I have a few friends who are getting married in the next 12 months, all of which have said they find the starting of their planning overwhelming. I completely agree with them.
My boss is a civil celebrant, and I was lucky enough to get the heads up on the 'golden rule of wedding planning' pretty early on - Book the celebrant, venue and photographer all at the same time and before anything as without these 3 things there will be no wedding. Is this really the golden rule? It got me thinking about the difference between the order of booking and planning for an elopement and a full white wedding.
Our elopement planning went like this-Book the celebrant/photographer husband and wife team (2 birds 1 stone), book accommodation (The New York Palace), then booked a 2nd photographer as I love her photography and she's so sweet. I guess when eloping with only 4 guests it quickly becomes evident that the reception part isn't the main focus- there will be no decorations, no table charts, no speeches, maybe speeches as the night goes on and the champagne flows, and no badly choreographed dance as FH and I are both incredibly uncoordinated.

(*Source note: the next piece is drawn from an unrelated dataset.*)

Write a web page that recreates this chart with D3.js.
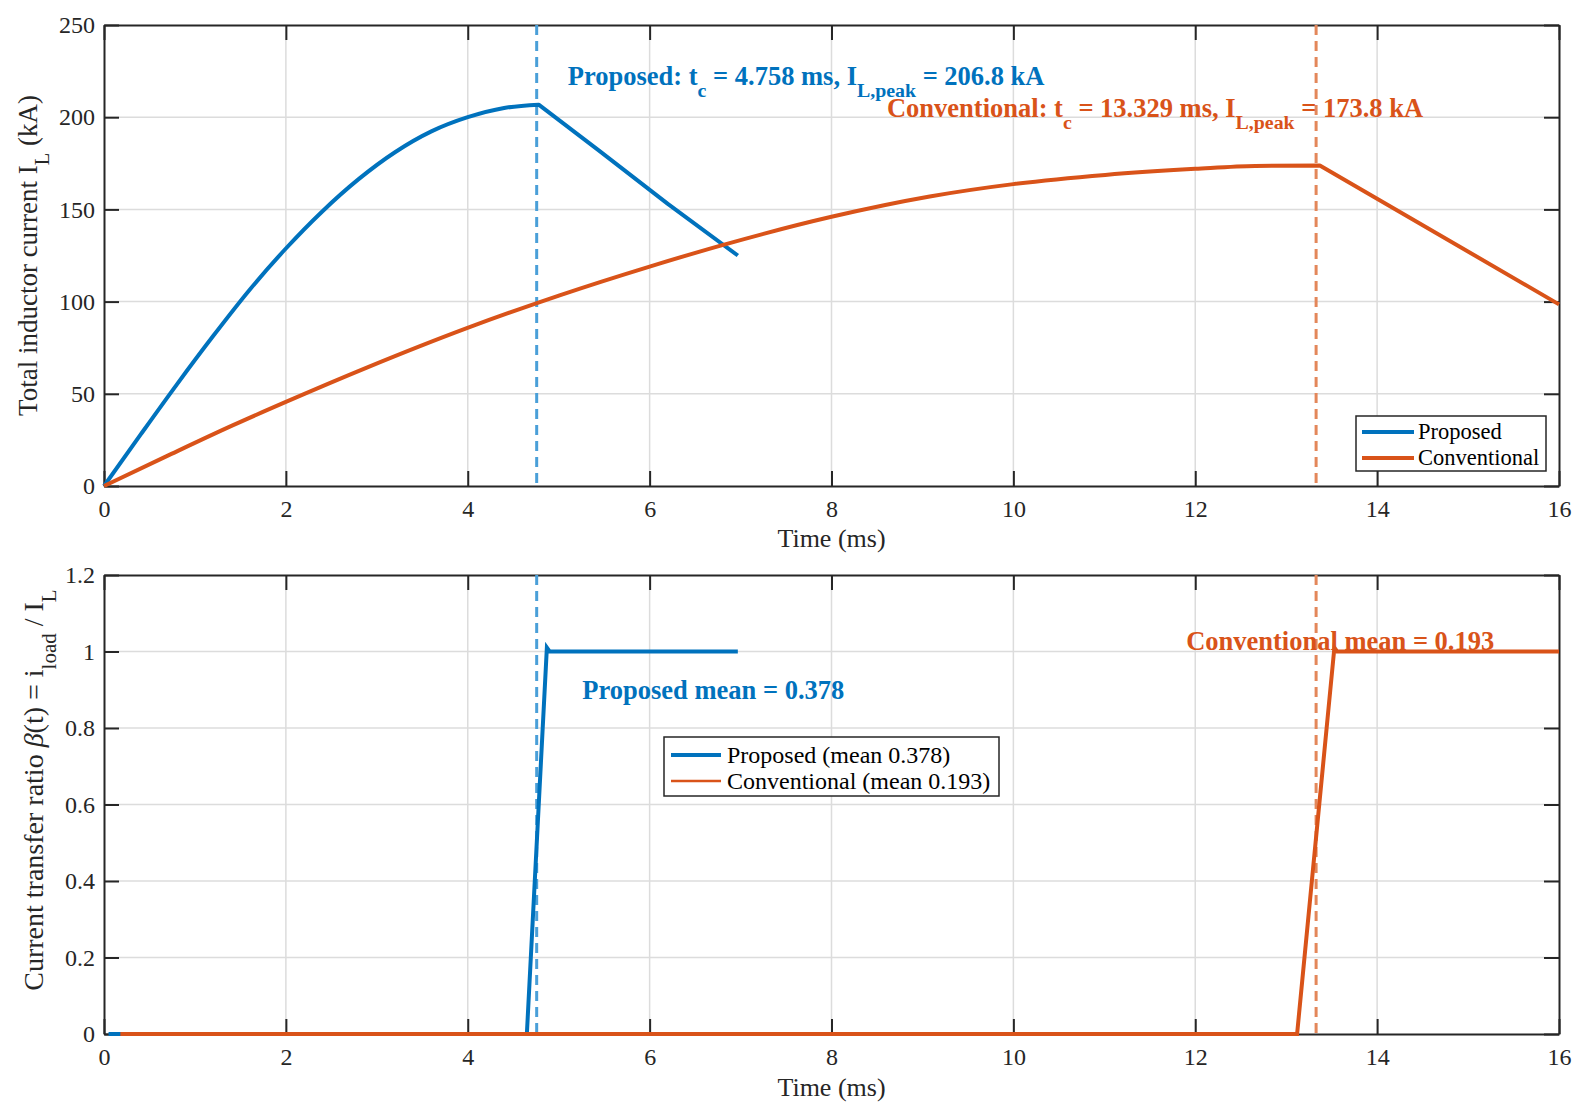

So, what is the order of how things should be done? Is there really an order?
Now time for a few tips:
- Outsource! I've been lucky enough to find out hotel has a lovely concierge who seems to enjoy wedding planning. I was finding flowers difficult and obviously cannot have a consultation-so he did it for me and ordered exactly what I wanted.
- You'd think flights would be one of the first things you'd book, but if you hold out till about 3-4months before the fares will go down. The difference between booking for June/July in Feb or early march compared to the end of March was $900 each.
- Purchase your dress keeping in mind the type of wedding you're having and take into consideration how you'll transport it. If I'd known we were going to elope I wouldn't have ever purchased my gown. I would have purchased off the rack and something light and easy, probably this Colette Dinnigan gown but I plan on being less corpse like on my wedding day.